Exactly repeat the material, dropping every picture from the copy.

Dataset excerpt:
+ + +
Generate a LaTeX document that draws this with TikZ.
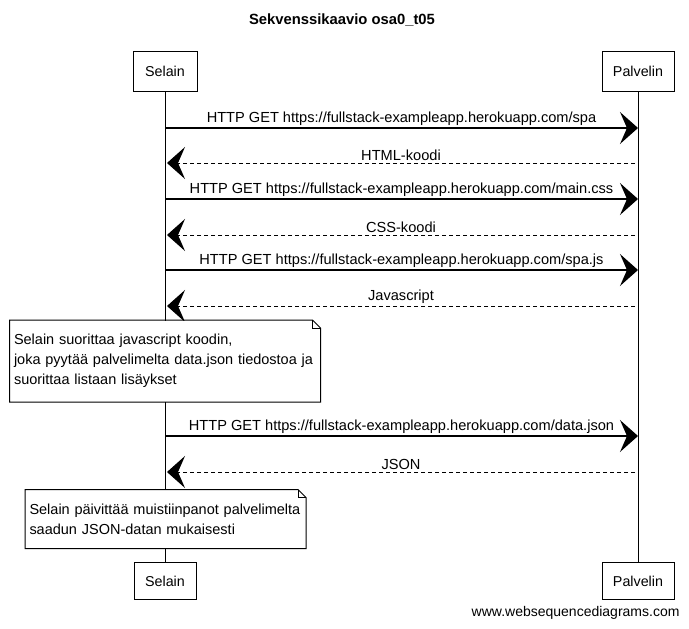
\documentclass[tikz,border=0pt]{standalone}
\usepackage{fontspec}
\setmainfont{Liberation Sans}
\usetikzlibrary{arrows.meta}
\begin{document}
\begin{tikzpicture}[x=1pt,y=-1pt,line width=1pt]
\useasboundingbox (0,0) rectangle (689,629);
\tikzstyle{actor}=[draw,fill=white,minimum height=40pt,inner sep=0pt,font=\fontsize{14.3}{16}\selectfont]
\tikzstyle{msg}=[draw,line width=1.2pt,-{Stealth[length=18pt,width=32pt,inset=7pt]}]
\tikzstyle{reply}=[msg,line width=1pt,dash pattern=on 4pt off 3pt]
\tikzstyle{msgtext}=[font=\fontsize{14.6}{16}\selectfont,above,inner sep=1.5pt]
\tikzstyle{note}=[fill=white,align=left,inner xsep=4pt,inner ysep=5pt,font=\fontsize{14.5}{20}\selectfont]

% title
\draw (342,20) node[font=\bfseries\fontsize{14.8}{16}\selectfont] (title) {Sekvenssikaavio osa0\_t05};

% participants
\draw (165,71.5) node[actor,minimum width=64pt] (selTop) {Selain};
\draw (638,71.5) node[actor,minimum width=72pt] (palTop) {Palvelin};
\draw (165,581) node[actor,minimum width=62pt,minimum height=37pt] (selBot) {Selain};
\draw (638,581) node[actor,minimum width=72pt,minimum height=37pt] (palBot) {Palvelin};

\draw (selTop) -- (selBot);
\draw (palTop) -- (palBot);

% message ends
\coordinate (s1) at (165,128); \coordinate (p1) at (638,128);
\coordinate (s2) at (167,163); \coordinate (p2) at (635,163);
\coordinate (s3) at (165,199); \coordinate (p3) at (638,199);
\coordinate (s4) at (167,235); \coordinate (p4) at (635,235);
\coordinate (s5) at (165,270); \coordinate (p5) at (638,270);
\coordinate (s6) at (167,306); \coordinate (p6) at (635,306);
\coordinate (s7) at (165,436); \coordinate (p7) at (638,436);
\coordinate (s8) at (167,472); \coordinate (p8) at (635,472);

\draw[msg] (s1) -- (p1) node[msgtext,midway] {HTTP GET https://fullstack-exampleapp.herokuapp.com/spa};
\draw[reply] (p2) -- (s2) node[msgtext,midway] {HTML-koodi};
\draw[msg] (s3) -- (p3) node[msgtext,midway] {HTTP GET https://fullstack-exampleapp.herokuapp.com/main.css};
\draw[reply] (p4) -- (s4) node[msgtext,midway] {CSS-koodi};
\draw[msg] (s5) -- (p5) node[msgtext,midway] {HTTP GET https://fullstack-exampleapp.herokuapp.com/spa.js};
\draw[reply] (p6) -- (s6) node[msgtext,midway] {Javascript};

% notes
\draw (165,361) node[note,text width=302pt,minimum height=81pt] (note1) {Selain suorittaa javascript koodin,\\joka pyytää palvelimelta data.json tiedostoa ja\\suorittaa listaan lisäykset};
\draw (note1.north west) -- ([xshift=-8pt]note1.north east) -- ([yshift=-8pt]note1.north east) -- (note1.south east) -- (note1.south west) -- cycle;
\draw ([xshift=-8pt]note1.north east) -- ([xshift=-8pt,yshift=-8pt]note1.north east) -- ([yshift=-8pt]note1.north east);

\draw[msg] (s7) -- (p7) node[msgtext,midway] {HTTP GET https://fullstack-exampleapp.herokuapp.com/data.json};
\draw[reply] (p8) -- (s8) node[msgtext,midway] {JSON};

\draw (165.5,519) node[note,text width=272pt,minimum height=58pt] (note2) {Selain päivittää muistiinpanot palvelimelta\\saadun JSON-datan mukaisesti};
\draw (note2.north west) -- ([xshift=-8pt]note2.north east) -- ([yshift=-8pt]note2.north east) -- (note2.south east) -- (note2.south west) -- cycle;
\draw ([xshift=-8pt]note2.north east) -- ([xshift=-8pt,yshift=-8pt]note2.north east) -- ([yshift=-8pt]note2.north east);

\draw (680,613) node[anchor=east,inner sep=0pt,font=\fontsize{14}{16}\selectfont] (site) {www.websequencediagrams.com};
\end{tikzpicture}
\end{document}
+ + +
Solution to this problem:
Generate a LaTeX document that draws this with TikZ.
\documentclass[tikz,border=0pt]{standalone}
\usepackage{fontspec}
\setmainfont{Liberation Sans}
\usetikzlibrary{arrows.meta}
\begin{document}
\begin{tikzpicture}[x=1pt,y=-1pt,line width=1pt]
\useasboundingbox (0,0) rectangle (689,629);
\tikzstyle{actor}=[draw,fill=white,minimum height=40pt,inner sep=0pt,font=\fontsize{14.3}{16}\selectfont]
\tikzstyle{msg}=[draw,line width=1.2pt,-{Stealth[length=18pt,width=32pt,inset=7pt]}]
\tikzstyle{reply}=[msg,line width=1pt,dash pattern=on 4pt off 3pt]
\tikzstyle{msgtext}=[font=\fontsize{14.6}{16}\selectfont,above,inner sep=1.5pt]
\tikzstyle{note}=[fill=white,align=left,inner xsep=4pt,inner ysep=5pt,font=\fontsize{14.5}{20}\selectfont]

% title
\draw (342,20) node[font=\bfseries\fontsize{14.8}{16}\selectfont] (title) {Sekvenssikaavio osa0\_t05};

% participants
\draw (165,71.5) node[actor,minimum width=64pt] (selTop) {Selain};
\draw (638,71.5) node[actor,minimum width=72pt] (palTop) {Palvelin};
\draw (165,581) node[actor,minimum width=62pt,minimum height=37pt] (selBot) {Selain};
\draw (638,581) node[actor,minimum width=72pt,minimum height=37pt] (palBot) {Palvelin};

\draw (selTop) -- (selBot);
\draw (palTop) -- (palBot);

% message ends
\coordinate (s1) at (165,128); \coordinate (p1) at (638,128);
\coordinate (s2) at (167,163); \coordinate (p2) at (635,163);
\coordinate (s3) at (165,199); \coordinate (p3) at (638,199);
\coordinate (s4) at (167,235); \coordinate (p4) at (635,235);
\coordinate (s5) at (165,270); \coordinate (p5) at (638,270);
\coordinate (s6) at (167,306); \coordinate (p6) at (635,306);
\coordinate (s7) at (165,436); \coordinate (p7) at (638,436);
\coordinate (s8) at (167,472); \coordinate (p8) at (635,472);

\draw[msg] (s1) -- (p1) node[msgtext,midway] {HTTP GET https://fullstack-exampleapp.herokuapp.com/spa};
\draw[reply] (p2) -- (s2) node[msgtext,midway] {HTML-koodi};
\draw[msg] (s3) -- (p3) node[msgtext,midway] {HTTP GET https://fullstack-exampleapp.herokuapp.com/main.css};
\draw[reply] (p4) -- (s4) node[msgtext,midway] {CSS-koodi};
\draw[msg] (s5) -- (p5) node[msgtext,midway] {HTTP GET https://fullstack-exampleapp.herokuapp.com/spa.js};
\draw[reply] (p6) -- (s6) node[msgtext,midway] {Javascript};

% notes
\draw (165,361) node[note,text width=302pt,minimum height=81pt] (note1) {Selain suorittaa javascript koodin,\\joka pyytää palvelimelta data.json tiedostoa ja\\suorittaa listaan lisäykset};
\draw (note1.north west) -- ([xshift=-8pt]note1.north east) -- ([yshift=-8pt]note1.north east) -- (note1.south east) -- (note1.south west) -- cycle;
\draw ([xshift=-8pt]note1.north east) -- ([xshift=-8pt,yshift=-8pt]note1.north east) -- ([yshift=-8pt]note1.north east);

\draw[msg] (s7) -- (p7) node[msgtext,midway] {HTTP GET https://fullstack-exampleapp.herokuapp.com/data.json};
\draw[reply] (p8) -- (s8) node[msgtext,midway] {JSON};

\draw (165.5,519) node[note,text width=272pt,minimum height=58pt] (note2) {Selain päivittää muistiinpanot palvelimelta\\saadun JSON-datan mukaisesti};
\draw (note2.north west) -- ([xshift=-8pt]note2.north east) -- ([yshift=-8pt]note2.north east) -- (note2.south east) -- (note2.south west) -- cycle;
\draw ([xshift=-8pt]note2.north east) -- ([xshift=-8pt,yshift=-8pt]note2.north east) -- ([yshift=-8pt]note2.north east);

\draw (680,613) node[anchor=east,inner sep=0pt,font=\fontsize{14}{16}\selectfont] (site) {www.websequencediagrams.com};
\end{tikzpicture}
\end{document}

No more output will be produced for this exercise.